BG8-165 Johannes Albendorf: Berliner Sehnsucht

Die Biografie eines der produktivsten deutschsprachigen Schlagertexters, engagierten schwulen Aktivisten, kaum namentlich bekannten, unzählige Male von Staat, Gesellschaft und falschen Freunden gedemütigten und doch nie gebrochenen Menschen als Kammerspiel: Bruno Balz ist frisch verliebt – und Paul hat einem ersten Rendezvous zugestimmt. Der Kaffeetisch ist gedeckt, Kerzen wurden erwogen und wieder verworfen, doch als Bruno Balz die Wohnungstür öffnet, drängen sich Heinz Rühmann und Grete Weiser herein. Seine beiden alten Freunde laden sich zum sonntagnachmitäglichen Schwelgen in alten Zeiten ein, für Bruno Balz gibt es kein Entkommen, zumal kurze Zeit später auch noch Zarah Leander dazustößt. Bruno Balz ist hin- und hergerissen zwischen seinen Freunden und der schwindenden Hoffnung auf eine neue große Liebe, denn was wird Paul, so er denn noch kommt, von dieser Runde tratschender Schabracken halten? – Der Autor plante den Roman zunächst als Bühnenstück – und das spürt man beim Lesen, man hat das Gefühl, selbst mitten in der Szene zu stehen, Bruno Balz nicht nur ins Herz, sondern Grete, Heinz und Zarah ins Gesicht sehen zu können.
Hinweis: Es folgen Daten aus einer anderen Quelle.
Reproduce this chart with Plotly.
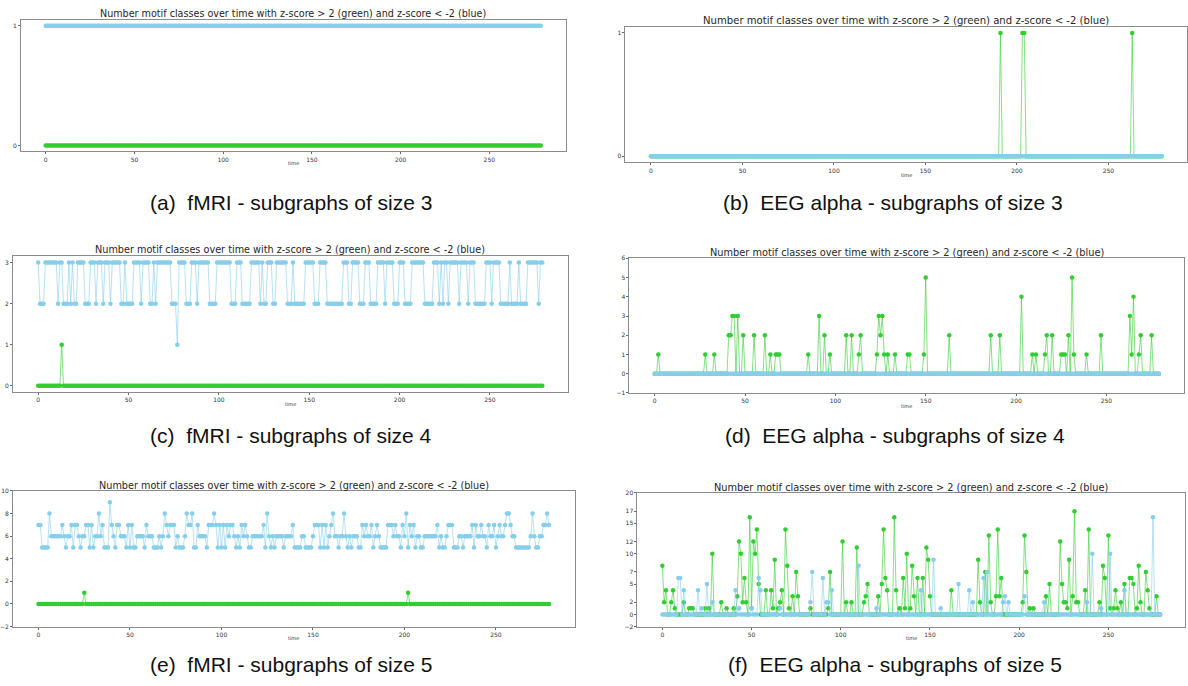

Und wie im guten Theater rührt die Geschichte zum Weinen wie zu Lachen: Man erschauert, als Bruno Balz sich daran erinnert, wie er unmittelbar nach tagelanger Folter durch die Gestapo die Schlager „Davon geht die Welt nicht unter“ und „Ich weiß, es wird einmal ein Wunder geschehn“ schreibt; man ist empört über Brunos Frau Selma, die er unter dem Druck der Nazis heiraten musste und die ihn auch nach dem Krieg immer noch erpresserisch in der Hand hat. Doch jenseits all der vielen Fakten über ein zu Unrecht vergessenes schwules Leben gelingt Johannes Albendorf vor allem auch die ergreifende Darstellung eines Menschen im Zwiespalt, nach außen angepasst und immer auf der Suche nach dem eigenen schwulen Leben.